The other arthritides. Roentgenologic features of osteoarthritis, erosive osteoarthritis, ankylosing spondylitis, psoriatic arthritis, Reiter's disease, multicentric reticulohistiocytosis, and progressive systemic sclerosis.
- Author(s): Gold, RH
- Bassett, LW
- Seeger, LL
- et al.
Osteoarthritis may be divided into primary generalized and secondary forms. Primary generalized osteoarthritis is characterized by narrowing of cartilage, marginal osteophytes, and absence of erosions. The most common sites of involvement are the distal interphalangeal joints of the fingers and the first carpometacarpal joint.
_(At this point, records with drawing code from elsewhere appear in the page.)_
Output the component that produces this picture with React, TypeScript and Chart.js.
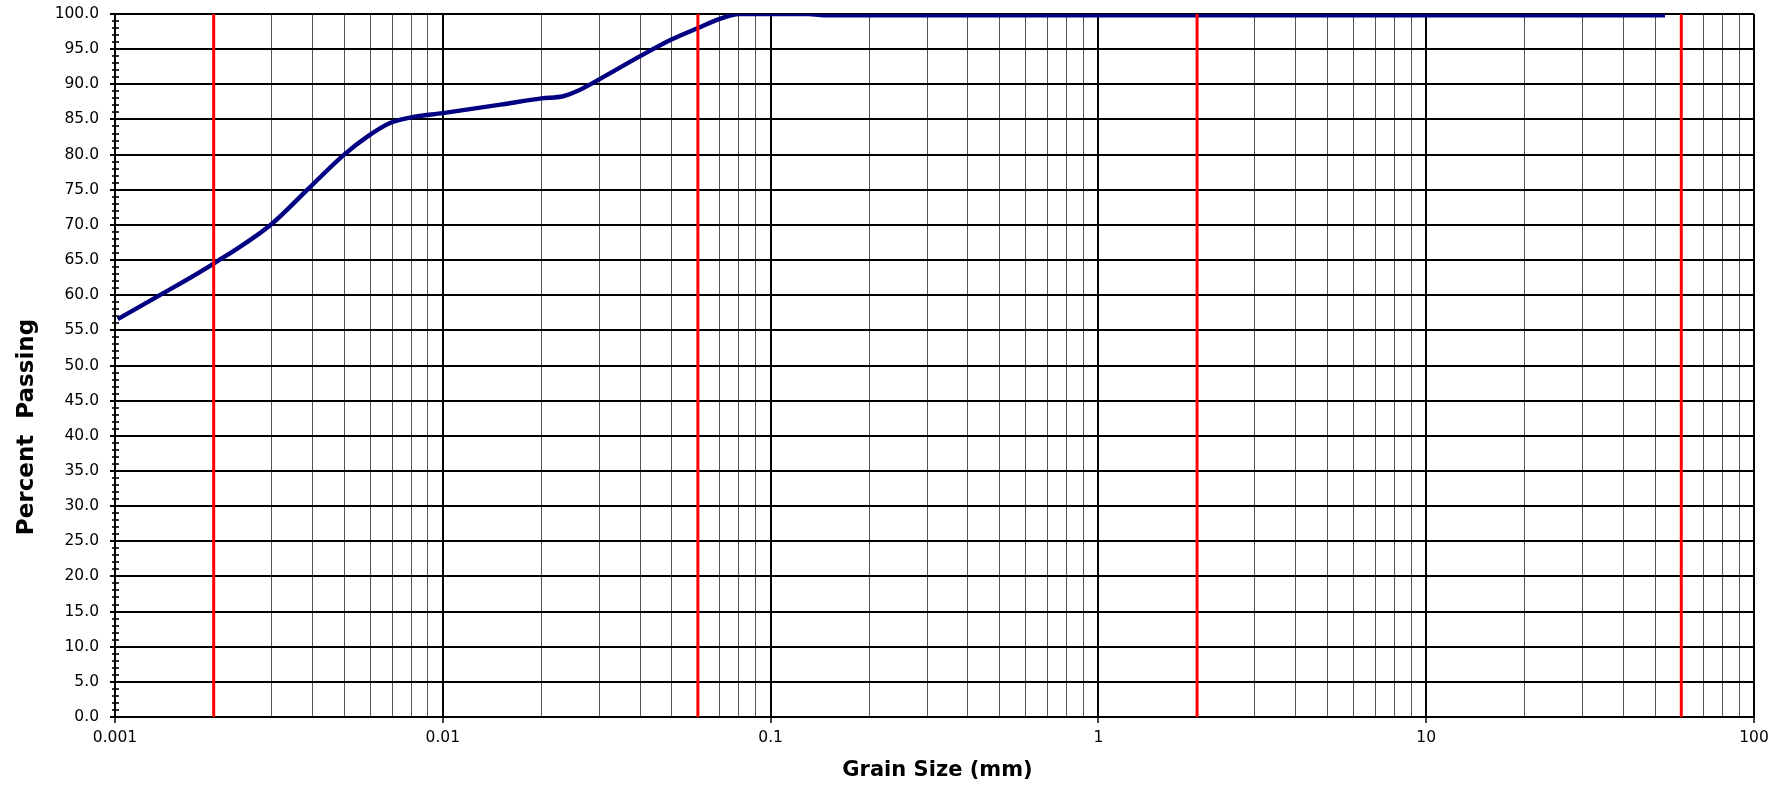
import React, { useEffect, useRef } from 'react';
import { Chart, registerables } from 'chart.js';

Chart.register(...registerables);

// ---- data ----
const grainSizeMm = [
  0.00102, 0.00137, 0.002, 0.003, 0.0039, 0.005, 0.0059, 0.0069, 0.008, 0.01,
  0.015, 0.02, 0.0233, 0.0256, 0.03, 0.04, 0.05, 0.06, 0.07, 0.08, 0.1, 0.13,
  0.15, 53.5,
];
const percentPassing = [
  56.6, 60.0, 64.5, 70.1, 75.2, 80.0, 82.6, 84.5, 85.3, 85.9,
  87.1, 88.0, 88.3, 89.0, 90.7, 94.0, 96.4, 98.0, 99.3, 100, 100, 100,
  99.8, 99.8,
];
const boundarySizesMm = [0.002, 0.06, 2, 60];
const decadeValues = [0.001, 0.01, 0.1, 1, 10, 100];
const decadeLabels = ['0.001', '0.01', '0.1', '1', '10', '100'];
const minorMultipliers = [1, 2, 3, 4, 5, 6, 7, 8, 9];
const yMin = 0;
const yMax = 100;
const yMajorStep = 5;
const yMinorStep = 1;
const X_TITLE = 'Grain Size (mm)';
const Y_TITLE = 'Percent  Passing';

const FONT = '"DejaVu Sans", "Liberation Sans", Arial, sans-serif';

function isDecade(v: number): boolean {
  const l = Math.log10(v);
  return Math.abs(l - Math.round(l)) < 1e-9;
}

function buildXTicks(): number[] {
  const out: number[] = [];
  for (let i = 0; i < decadeValues.length - 1; i++) {
    for (const m of minorMultipliers) {
      out.push(Number((m * decadeValues[i]).toPrecision(6)));
    }
  }
  out.push(decadeValues[decadeValues.length - 1]);
  return out;
}

const annotatePlugin = {
  id: 'annotate',
  afterDraw(chart: any) {
    const { ctx, chartArea } = chart;
    const y = chart.scales.y;
    ctx.save();
    ctx.strokeStyle = '#000';
    for (let v = yMin; v <= yMax; v += yMinorStep) {
      const py = Math.round(y.getPixelForValue(v));
      const major = v % yMajorStep === 0;
      ctx.lineWidth = major ? 2 : 1.6;
      ctx.beginPath();
      ctx.moveTo(chartArea.left - (major ? 5 : 3), py);
      ctx.lineTo(chartArea.left + 4, py);
      ctx.stroke();
    }
    ctx.fillStyle = '#000';
    ctx.textAlign = 'center';
    ctx.textBaseline = 'alphabetic';
    ctx.font = `bold 21px ${FONT}`;
    ctx.fillText(X_TITLE, (chartArea.left + chartArea.right) / 2 + 3, 775.5);
    ctx.translate(33, 427);
    ctx.rotate(-Math.PI / 2);
    ctx.font = `bold 23px ${FONT}`;
    ctx.fillText(Y_TITLE, 0, 0);
    ctx.restore();
  },
};

export default function App() {
  const canvasRef = useRef<HTMLCanvasElement | null>(null);

  useEffect(() => {
    if (!canvasRef.current) return;
    const xTicks = buildXTicks();
    const curve = grainSizeMm.map((x, i) => ({ x, y: percentPassing[i] }));
    const boundaryDatasets = boundarySizesMm.map((b) => ({
      label: `boundary ${b}`,
      data: [
        { x: b, y: yMin },
        { x: b, y: yMax },
      ],
      showLine: true,
      borderColor: '#FF0000',
      borderWidth: 3,
      pointRadius: 0,
      order: 0,
      clip: 0,
    }));

    const chart = new Chart(canvasRef.current, {
      type: 'scatter',
      data: {
        datasets: [
          ...boundaryDatasets,
          {
            label: 'Percent Passing',
            data: curve,
            showLine: true,
            borderColor: '#000080',
            borderWidth: 4.4,
            pointRadius: 0,
            cubicInterpolationMode: 'monotone',
            order: 1,
            clip: 0,
          },
        ] as any,
      },
      options: {
        animation: false,
        responsive: true,
        maintainAspectRatio: false,
        events: [],
        layout: { padding: { left: 0, top: 14, right: 32, bottom: 0 } },
        plugins: {
          legend: { display: false },
          tooltip: { enabled: false },
          title: { display: false },
        },
        scales: {
          x: {
            type: 'logarithmic',
            min: decadeValues[0],
            max: decadeValues[decadeValues.length - 1],
            afterBuildTicks: (scale: any) => {
              scale.ticks = xTicks.map((value) => ({ value }));
            },
            afterFit: (scale: any) => {
              scale.height = 68;
            },
            border: { display: true, color: '#000', width: 2 },
            grid: {
              color: (c: any) => (c.tick && isDecade(c.tick.value) ? '#000' : '#555'),
              lineWidth: (c: any) => (c.tick && isDecade(c.tick.value) ? 2 : 1),
              tickColor: (c: any) => (c.tick && isDecade(c.tick.value) ? '#000' : 'rgba(0,0,0,0)'),
              tickLength: 6,
              tickWidth: 1.5,
            },
            ticks: {
              autoSkip: false,
              maxRotation: 0,
              minRotation: 0,
              padding: 6,
              color: '#000',
              font: { family: FONT, size: 15.5 },
              callback: (value: any) => {
                const idx = decadeValues.findIndex((d) => Math.abs(d - Number(value)) / d < 1e-9);
                return idx >= 0 ? decadeLabels[idx] : '';
              },
            },
          },
          y: {
            type: 'linear',
            min: yMin,
            max: yMax,
            afterFit: (scale: any) => {
              scale.width = 115;
            },
            border: { display: true, color: '#000', width: 2 },
            grid: {
              color: '#000',
              lineWidth: 2,
              drawTicks: true,
              tickLength: 16,
              tickColor: 'rgba(0,0,0,0)',
            },
            ticks: {
              stepSize: yMajorStep,
              padding: 0,
              color: '#000',
              font: { family: FONT, size: 15.5 },
              callback: (value: any) => Number(value).toFixed(1),
            },
          },
        },
      } as any,
      plugins: [annotatePlugin],
    });

    return () => chart.destroy();
  }, []);

  return (
    <div
      style={{
        position: 'absolute',
        left: 0,
        top: 0,
        width: '1786px',
        height: '785px',
        background: '#fff',
      }}
    >
      <canvas ref={canvasRef} />
    </div>
  );
}
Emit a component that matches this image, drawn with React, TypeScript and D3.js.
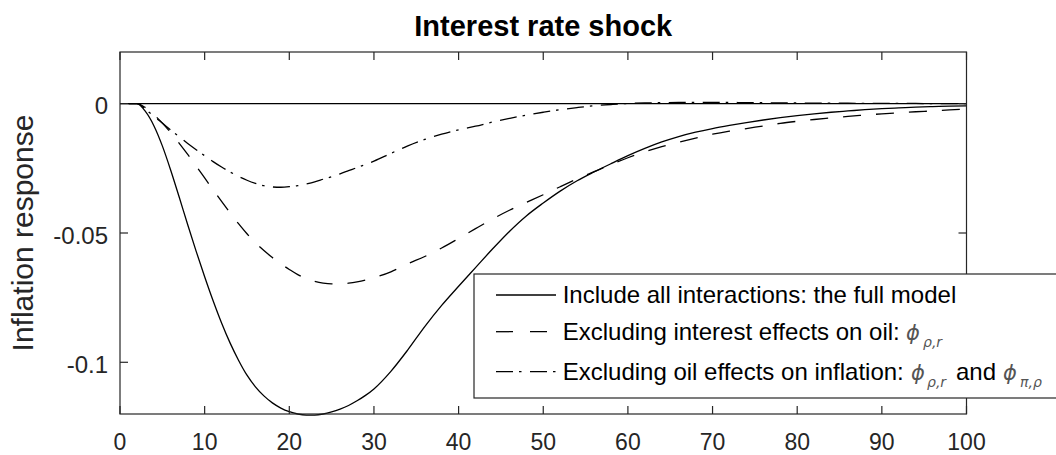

Secondary osteoarthritis also results in narrowing of cartilage in the absence of erosions, but in regions of mechanical stress. Erosive osteoarthritis affects predominantly the proximal and distal interphalangeal joints, and evolves into bony fusion in 12 to 15 per cent of cases, about the same percentage of interphalangeal bony fusion that occurs in psoriatic arthritis. Ankylosing spondylitis predominates in the axial skeleton where it eventually leads to fusion of the vertebrae and sacroiliac joints. Psoriatic arthritis combines many features of rheumatoid arthritis, in which synovial inflammation predominates, and ankylosing spondylitis, in which ligamentous inflammation predominates. The hands and feet are involved to an equal extent, and in 20 per cent of patients the disorder also involves the sacroiliac joints and spine. Reiter's disease, like psoriatic arthritis, differs from ankylosing spondylitis in its inconstant involvement of the spine and greater involvement of peripheral joints. Reiter's disease differs from psoriatic arthritis in its predominant involvement of the lower limbs, particularly the feet, with relative sparing of the hands and wrists. Multicentric reticulohistiocytosis is a rare disorder in which polyarthritis usually precedes the onset of nodular cutaneous eruptions, a fact that emphasizes the importance of early roentgenologic recognition. The interphalangeal joints are the predominant sites of involvement in the hands, but eventually all of the synovium lined joints become affected, with arthritis mutilans the end result in one third of cases. The erosions are strikingly symmetrical and well circumscribed, and accompanying osteoporosis is disproportionately mild. Progressive systemic sclerosis is characterized by atrophy and dystrophic calcifications in the soft tissues, ultimately leading to joint deformities and resorption of the terminal tufts of the phalanges. Resorption of bone occurs at other sites as well, and marginal erosions may develop in the metacarpophalangeal and interphalangeal joints of the hands.